[Begin Information provided]

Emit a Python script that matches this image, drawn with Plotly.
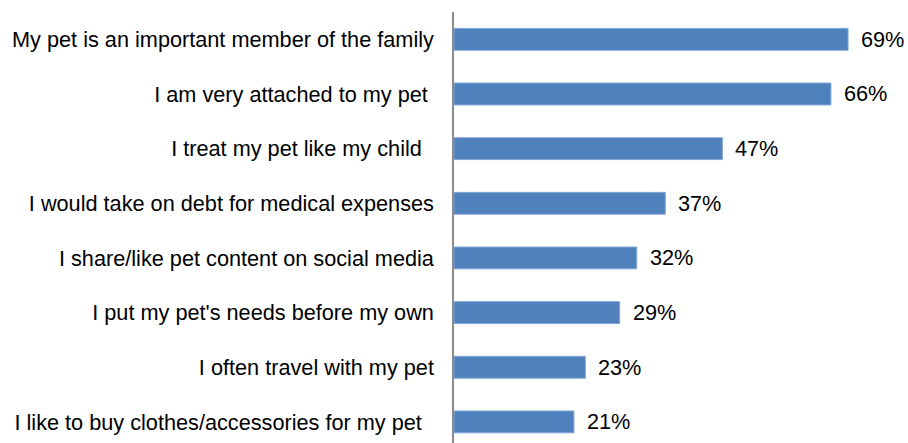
import plotly.graph_objects as go

# Survey statements (top to bottom) and share of respondents agreeing
statements = [
    "My pet is an important member of the family",
    "I am very attached to my pet\u00a0",
    "I treat my pet like my child\u00a0\u00a0",
    "I would take on debt for medical expenses",
    "I share/like pet content on social media",
    "I put my pet's needs before my own",
    "I often travel with my pet",
    "I like to buy clothes/accessories for my pet\u00a0\u00a0",
]
shares = [69, 66, 47, 37, 32, 29, 23, 21]

positions = list(range(len(statements)))
font_family = "Liberation Sans, Arial, sans-serif"
font_size = 21.7

fig = go.Figure(
    go.Bar(
        x=shares,
        y=positions,
        orientation="h",
        width=0.4,
        marker=dict(color="#4F81BD", line=dict(color="#7FA6D6", width=1)),
        hoverinfo="skip",
    )
)

# Percentage labels to the right of each bar
for pos, val in zip(positions, shares):
    fig.add_annotation(
        x=val, y=pos, text=f"{val}%", showarrow=False,
        xanchor="left", yanchor="middle", xshift=11,
        font=dict(family=font_family, size=font_size, color="#000000"),
    )

fig.update_layout(
    width=908, height=443,
    margin=dict(l=454, r=0, t=12, b=0),
    paper_bgcolor="white", plot_bgcolor="white",
    showlegend=False,
    font=dict(family=font_family, size=font_size, color="#000000"),
    xaxis=dict(
        range=[0, 79.5], showgrid=False, zeroline=False,
        showticklabels=False, showline=False, fixedrange=True,
    ),
    yaxis=dict(
        range=[7.386, -0.5], tickmode="array", tickvals=positions,
        ticktext=statements, showgrid=False, zeroline=False,
        showline=True, linecolor="#8C8C8C", linewidth=1.5,
        ticks="", ticklabelstandoff=14, fixedrange=True,
        tickfont=dict(family=font_family, size=font_size, color="#000000"),
    ),
)

fig.write_html("out.html")
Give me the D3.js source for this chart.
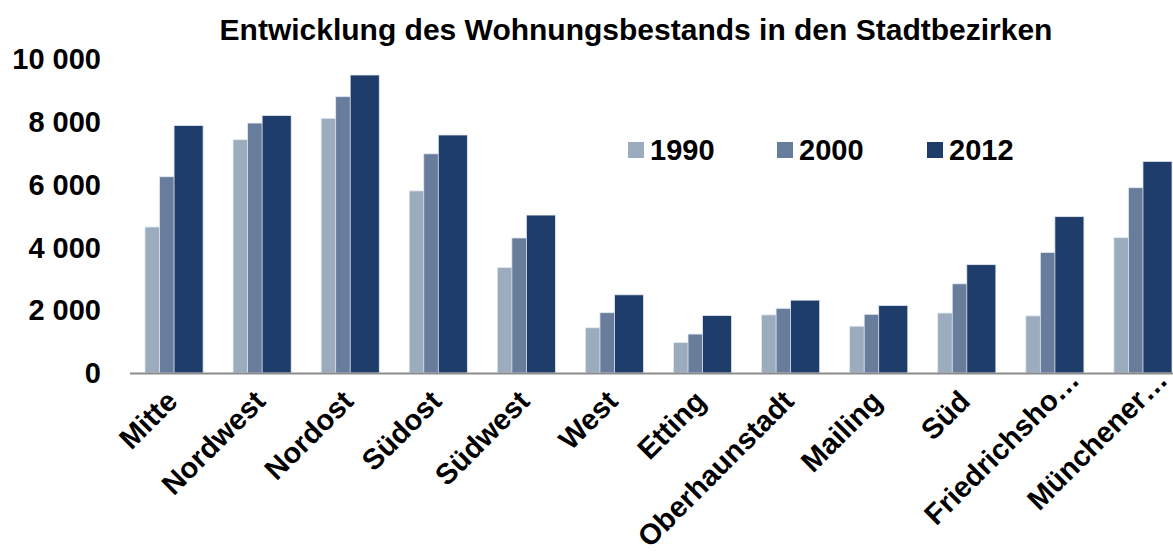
<!DOCTYPE html>
<html>
<head>
<meta charset="utf-8">
<script src="https://cdn.jsdelivr.net/npm/d3@7"></script>
<style>
  body { margin: 0; background: #fff; overflow: hidden; }
  text { font-family: "Liberation Sans", Arial, sans-serif; font-weight: bold; }
</style>
</head>
<body>
<script>
const districts = ["Mitte", "Nordwest", "Nordost", "Südost", "Südwest", "West", "Etting",
  "Oberhaunstadt", "Mailing", "Süd", "Friedrichsho…", "Münchener…"];
const years = ["1990", "2000", "2012"];
const v1990 = [4650, 7430, 8110, 5800, 3360, 1440, 970, 1850, 1490, 1910, 1820, 4310];
const v2000 = [6250, 7960, 8800, 6980, 4300, 1920, 1240, 2060, 1870, 2840, 3840, 5900];
const v2012 = [7880, 8200, 9490, 7580, 5030, 2490, 1830, 2320, 2150, 3450, 4980, 6740];
const yTicks = [0, 2000, 4000, 6000, 8000, 10000];
const colors = ["#9aacbe", "#687c9c", "#1f3d6b"];

const width = 1173, height = 552;
// the plot area runs a bit past the right edge of the picture (last group is clipped)
const plotLeft = 130, plotRight = 1187;
const plotTop = 59, plotBottom = 373;
const series = [v1990, v2000, v2012];

const svg = d3.select("body").append("svg")
  .attr("width", width)
  .attr("height", height);

const x = d3.scaleBand()
  .domain(districts)
  .range([plotLeft, plotRight])
  .paddingInner(0.34)
  .paddingOuter(0.17);

const y = d3.scaleLinear()
  .domain([0, 10000])
  .range([plotBottom, plotTop]);

// overlapping bars: each bar is half the group wide, shifted by a quarter
const barW = x.bandwidth() / 2;
const step = x.bandwidth() / 4;

series.forEach(function(vals, i) {
  svg.append("g").selectAll("rect").data(vals)
    .enter().append("rect")
    .attr("x", function(d, j) { return x(districts[j]) + i * step; })
    .attr("y", function(d) { return y(d); })
    .attr("width", barW)
    .attr("height", function(d) { return y(0) - y(d); })
    .attr("fill", colors[i])
    .attr("stroke", "#e4e9f0")
    .attr("stroke-width", 0.8);
});

// baseline
svg.append("line")
  .attr("x1", plotLeft).attr("x2", width)
  .attr("y1", y(0) + 0.5).attr("y2", y(0) + 0.5)
  .attr("stroke", "#8c8c8c")
  .attr("stroke-width", 2);

// y axis labels
const fmt = function(d) { return d3.format(",")(d).replace(/,/g, " "); };
svg.append("g").selectAll("text").data(yTicks)
  .enter().append("text")
  .attr("x", 101)
  .attr("y", function(d) { return y(d); })
  .attr("dy", "0.35em")
  .attr("text-anchor", "end")
  .attr("font-size", 29)
  .attr("fill", "#000")
  .text(fmt);

// category labels, rotated; truncated ones sit a little further out
svg.append("g").selectAll("text").data(districts)
  .enter().append("text")
  .attr("transform", function(d) {
    const cx = x(d) + x.bandwidth() / 2 + 5;
    return "translate(" + cx + "," + (y(0) + 30) + ") rotate(-45)";
  })
  .attr("x", function(d) { return d.endsWith("…") ? 30 : 0; })
  .attr("text-anchor", "end")
  .attr("font-size", 29)
  .attr("fill", "#000")
  .text(function(d) { return d; });

// title
svg.append("text")
  .attr("x", 636)
  .attr("y", 40)
  .attr("text-anchor", "middle")
  .attr("font-size", 30)
  .attr("fill", "#000")
  .text("Entwicklung des Wohnungsbestands in den Stadtbezirken");

// legend
const legendX = [628, 777, 927];
const lg = svg.append("g").selectAll("g").data(years)
  .enter().append("g")
  .attr("transform", function(d, i) { return "translate(" + legendX[i] + ",150)"; });
lg.append("rect")
  .attr("x", 0).attr("y", -8)
  .attr("width", 16).attr("height", 16)
  .attr("fill", function(d, i) { return colors[i]; });
lg.append("text")
  .attr("x", 22)
  .attr("dy", "0.36em")
  .attr("font-size", 29)
  .attr("fill", "#000")
  .text(function(d) { return d; });
</script>
</body>
</html>
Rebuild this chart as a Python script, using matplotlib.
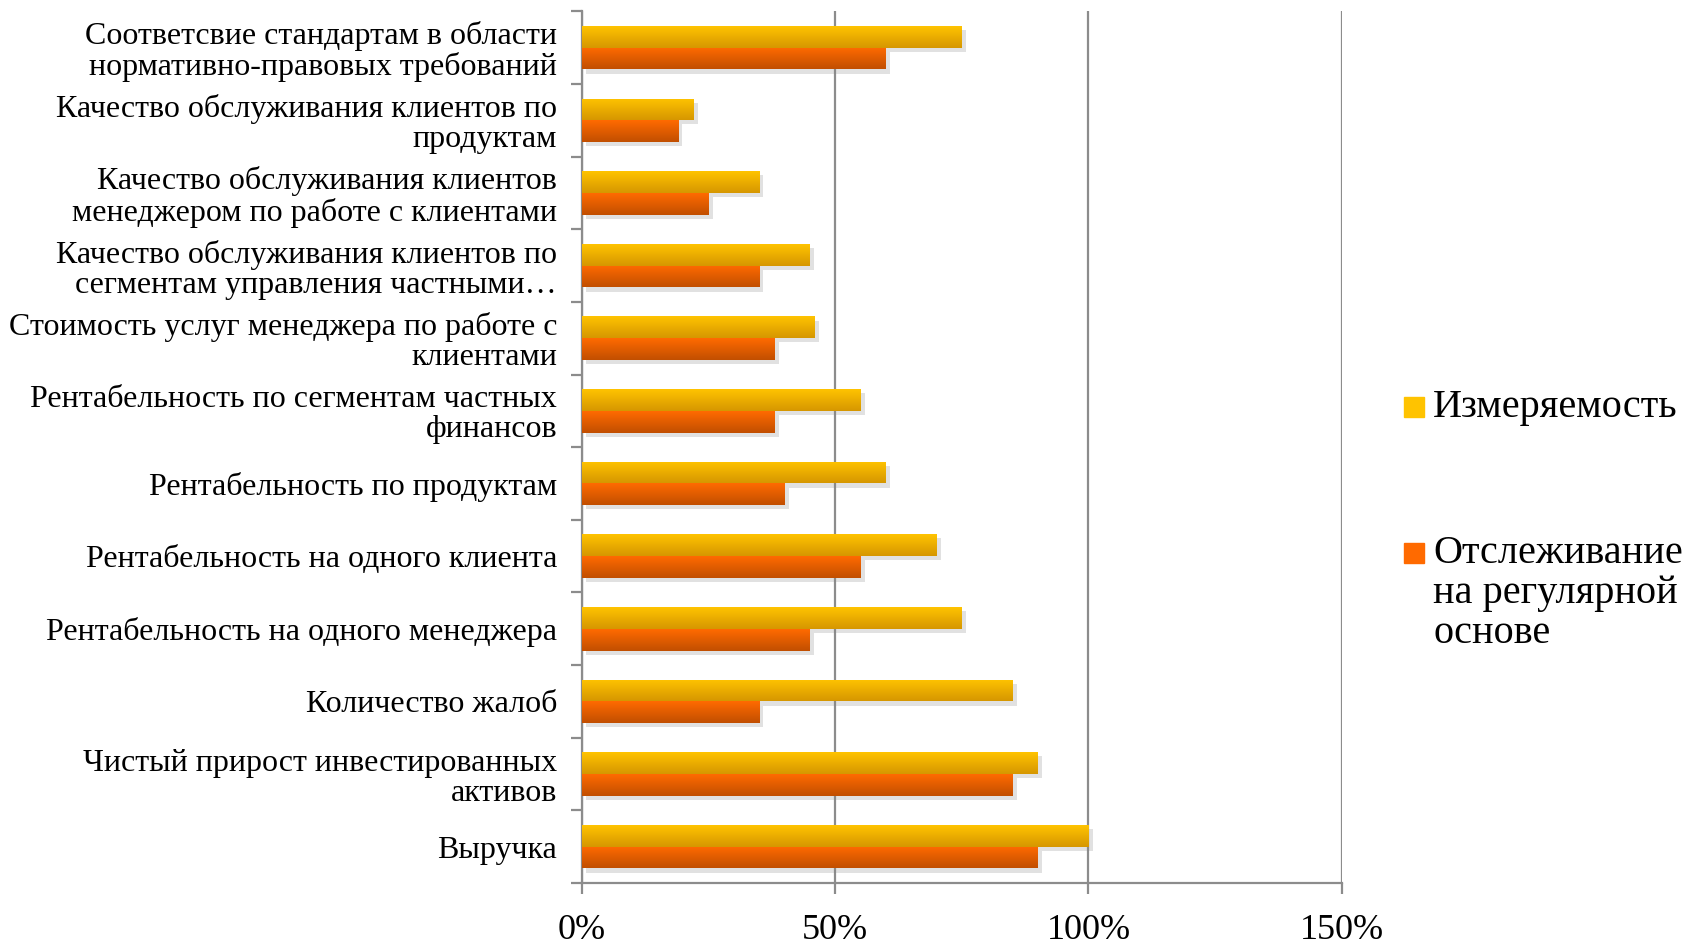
import numpy as np
import matplotlib
matplotlib.use("Agg")
from matplotlib import pyplot as plt
from matplotlib import patheffects as pe
from matplotlib.patches import Rectangle

plt.rcParams['font.family'] = ['Liberation Serif', 'DejaVu Serif']

categories = [
    'Соответсвие стандартам в области\nнормативно-правовых требований',
    'Качество обслуживания клиентов по\nпродуктам',
    'Качество обслуживания клиентов\nменеджером по работе с клиентами',
    'Качество обслуживания клиентов по\nсегментам управления частными…',
    'Стоимость услуг менеджера по работе с\nклиентами',
    'Рентабельность по сегментам частных\nфинансов',
    'Рентабельность по продуктам',
    'Рентабельность на одного клиента',
    'Рентабельность на одного менеджера',
    'Количество жалоб',
    'Чистый прирост инвестированных\nактивов',
    'Выручка',
]
measurable = [75, 22, 35, 45, 46, 55, 60, 70, 75, 85, 90, 100]
tracked = [60, 19, 25, 35, 38, 38, 40, 55, 45, 35, 85, 90]
x_ticks = [0, 50, 100, 150]
series_names = ['Измеряемость', 'Отслеживание\nна регулярной\nоснове']

yellow = ('#FFC300', '#D69700')
orange = ('#FF6A00', '#C24F00')


def gradient_bars(ax, ys, vals, h, cols):
    bars = ax.barh(ys, vals, height=h, color=cols[0], zorder=3,
                   path_effects=[pe.SimplePatchShadow(offset=(3, -3), shadow_rgbFace='#888888', alpha=0.25),
                                 pe.Normal()])
    c1 = np.array(matplotlib.colors.to_rgb(cols[0]))
    c2 = np.array(matplotlib.colors.to_rgb(cols[1]))
    t = np.linspace(0, 1, 32)[:, None]
    grad = (c1 * (1 - t) + c2 * t)[:, None, :]
    for bar, y, v in zip(bars, ys, vals):
        im = ax.imshow(grad, extent=(0, v, y + h / 2, y - h / 2), aspect='auto',
                       origin='upper', interpolation='bilinear', zorder=4)
        im.set_clip_path(bar)
    return bars


fig = plt.figure(figsize=(16.94, 9.48), dpi=100)
ax = fig.add_axes([0.3436, 0.0686, 0.792 - 0.3436, 0.988 - 0.0686])

idx = np.arange(len(categories))
h = 0.30
gradient_bars(ax, idx - h / 2, measurable, h, yellow)
gradient_bars(ax, idx + h / 2, tracked, h, orange)

ax.set_xlim(0, 150)
ax.set_ylim(len(categories) - 0.5, -0.5)

gray = '#8C8C8C'
for s in ['top', 'right']:
    ax.spines[s].set_visible(False)
for s in ['left', 'bottom']:
    ax.spines[s].set_color(gray)
    ax.spines[s].set_linewidth(1.6)

ax.set_xticks(x_ticks)
ax.set_xticklabels([f'{v}%' for v in x_ticks])
ax.tick_params(axis='x', length=8, width=1.6, color=gray, pad=14, labelsize=26)
ax.xaxis.grid(True, color=gray, linewidth=1.6, zorder=0)
ax.set_axisbelow(True)

ax.set_yticks(idx)
ax.set_yticklabels(categories, linespacing=1.05)
ax.set_yticks(np.arange(len(categories) + 1) - 0.5, minor=True)
ax.tick_params(axis='y', which='major', length=0, pad=18, labelsize=23)
ax.tick_params(axis='y', which='minor', length=8, width=1.6, color=gray)

# legend drawn by hand so the marker sits on the first line of a multi-line label
W, H = 1694, 948
legend_rows = [417, 563]
line_step = 40
for name, cols, base in zip(series_names, [yellow, orange], legend_rows):
    fig.add_artist(Rectangle((1404 / W, 1 - base / H), 20 / W, 20 / H,
                             transform=fig.transFigure, color=cols[0]))
    for k, line in enumerate(name.split('\n')):
        fig.text(1433 / W, 1 - (base + k * line_step) / H, line, fontsize=29,
                 va='baseline', ha='left')

fig.savefig('out.png', dpi=100)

[End Information provided]

◆ Required task:
Exactly as they stand, quote the lines beginning with the one that contains "Rebuild this chart" and ending with the one that contains "ax = fig.add_axes([0.3436, 0.0686, 0.792", with no pictures.

◆ Reply to the exercise:
Rebuild this chart as a Python script, using matplotlib.
import numpy as np
import matplotlib
matplotlib.use("Agg")
from matplotlib import pyplot as plt
from matplotlib import patheffects as pe
from matplotlib.patches import Rectangle

plt.rcParams['font.family'] = ['Liberation Serif', 'DejaVu Serif']

categories = [
    'Соответсвие стандартам в области\nнормативно-правовых требований',
    'Качество обслуживания клиентов по\nпродуктам',
    'Качество обслуживания клиентов\nменеджером по работе с клиентами',
    'Качество обслуживания клиентов по\nсегментам управления частными…',
    'Стоимость услуг менеджера по работе с\nклиентами',
    'Рентабельность по сегментам частных\nфинансов',
    'Рентабельность по продуктам',
    'Рентабельность на одного клиента',
    'Рентабельность на одного менеджера',
    'Количество жалоб',
    'Чистый прирост инвестированных\nактивов',
    'Выручка',
]
measurable = [75, 22, 35, 45, 46, 55, 60, 70, 75, 85, 90, 100]
tracked = [60, 19, 25, 35, 38, 38, 40, 55, 45, 35, 85, 90]
x_ticks = [0, 50, 100, 150]
series_names = ['Измеряемость', 'Отслеживание\nна регулярной\nоснове']

yellow = ('#FFC300', '#D69700')
orange = ('#FF6A00', '#C24F00')


def gradient_bars(ax, ys, vals, h, cols):
    bars = ax.barh(ys, vals, height=h, color=cols[0], zorder=3,
                   path_effects=[pe.SimplePatchShadow(offset=(3, -3), shadow_rgbFace='#888888', alpha=0.25),
                                 pe.Normal()])
    c1 = np.array(matplotlib.colors.to_rgb(cols[0]))
    c2 = np.array(matplotlib.colors.to_rgb(cols[1]))
    t = np.linspace(0, 1, 32)[:, None]
    grad = (c1 * (1 - t) + c2 * t)[:, None, :]
    for bar, y, v in zip(bars, ys, vals):
        im = ax.imshow(grad, extent=(0, v, y + h / 2, y - h / 2), aspect='auto',
                       origin='upper', interpolation='bilinear', zorder=4)
        im.set_clip_path(bar)
    return bars


fig = plt.figure(figsize=(16.94, 9.48), dpi=100)
ax = fig.add_axes([0.3436, 0.0686, 0.792 - 0.3436, 0.988 - 0.0686])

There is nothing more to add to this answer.